Muñoz grew up hearing a wide variety of music, much of it from the BBC, where he heard American jazz, country and pop music. Though he didn't immediately take to the family piano and refused to take lessons, Muñoz became curious in his preteen years and began picking out tunes on his own. Despite his lack of musical training, he gathered some neighborhood friends and put together a band. Most of the kids had little or no experience playing music, but Muñoz had the musical ideas in his head and began teaching his friends how to play their instruments.

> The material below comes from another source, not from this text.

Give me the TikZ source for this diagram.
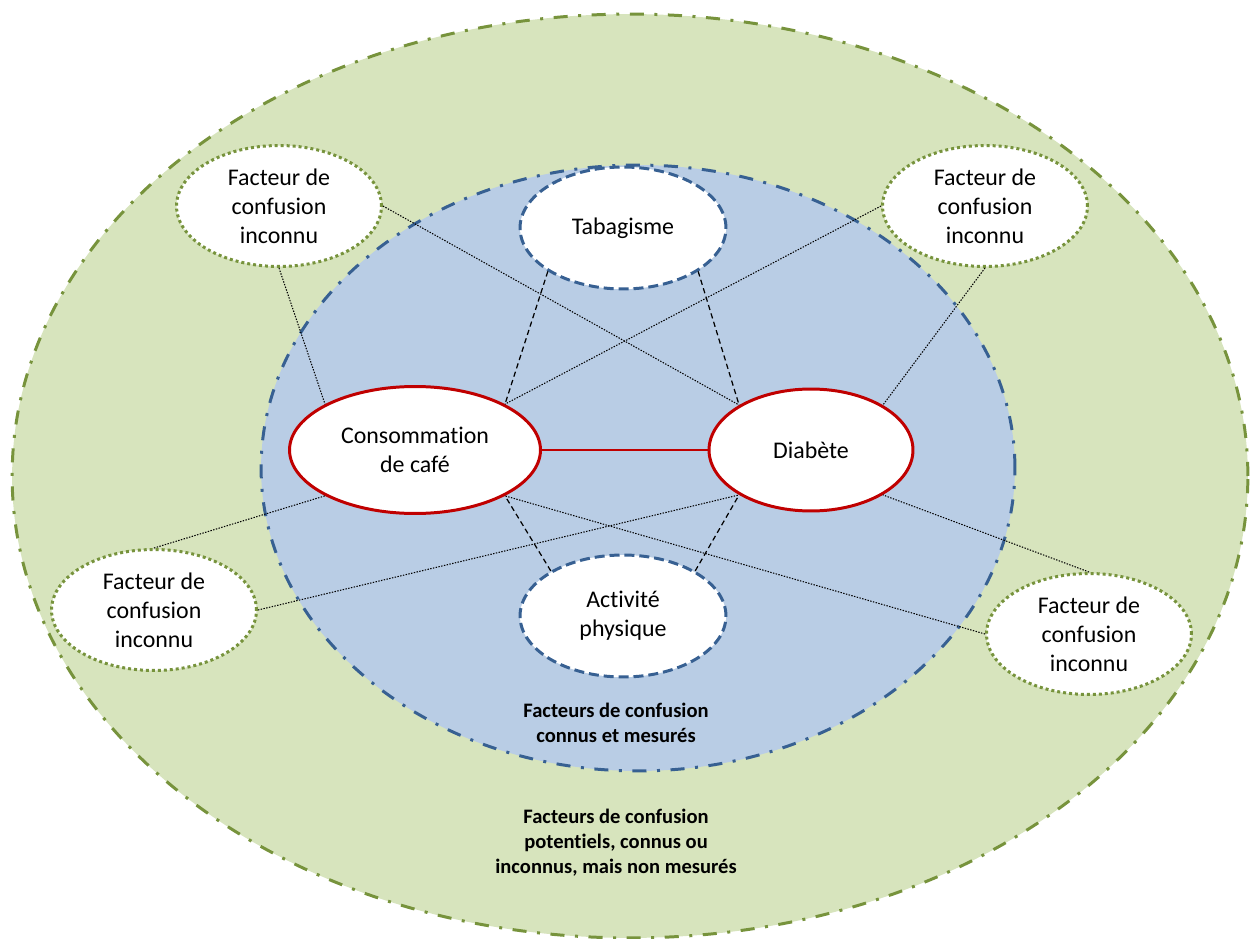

The group evolved into one of the most popular dance bands in San Juan.
At 15, Muñoz was invited to play with a jazz group led by Monchito Muñoz; it included percussionist Sabú Martinez, bassist Freddy Thomas, trumpeter Juancito Torres and occasionally Marian McPartland's former drummer, Joe Morello. A year later, Carli Muñoz formed a rock band called The Living End (also known as Space) with a colleague, Jorge Calderon. The group relocated to Manhattan and became the house band at a club called The Rolling Stone.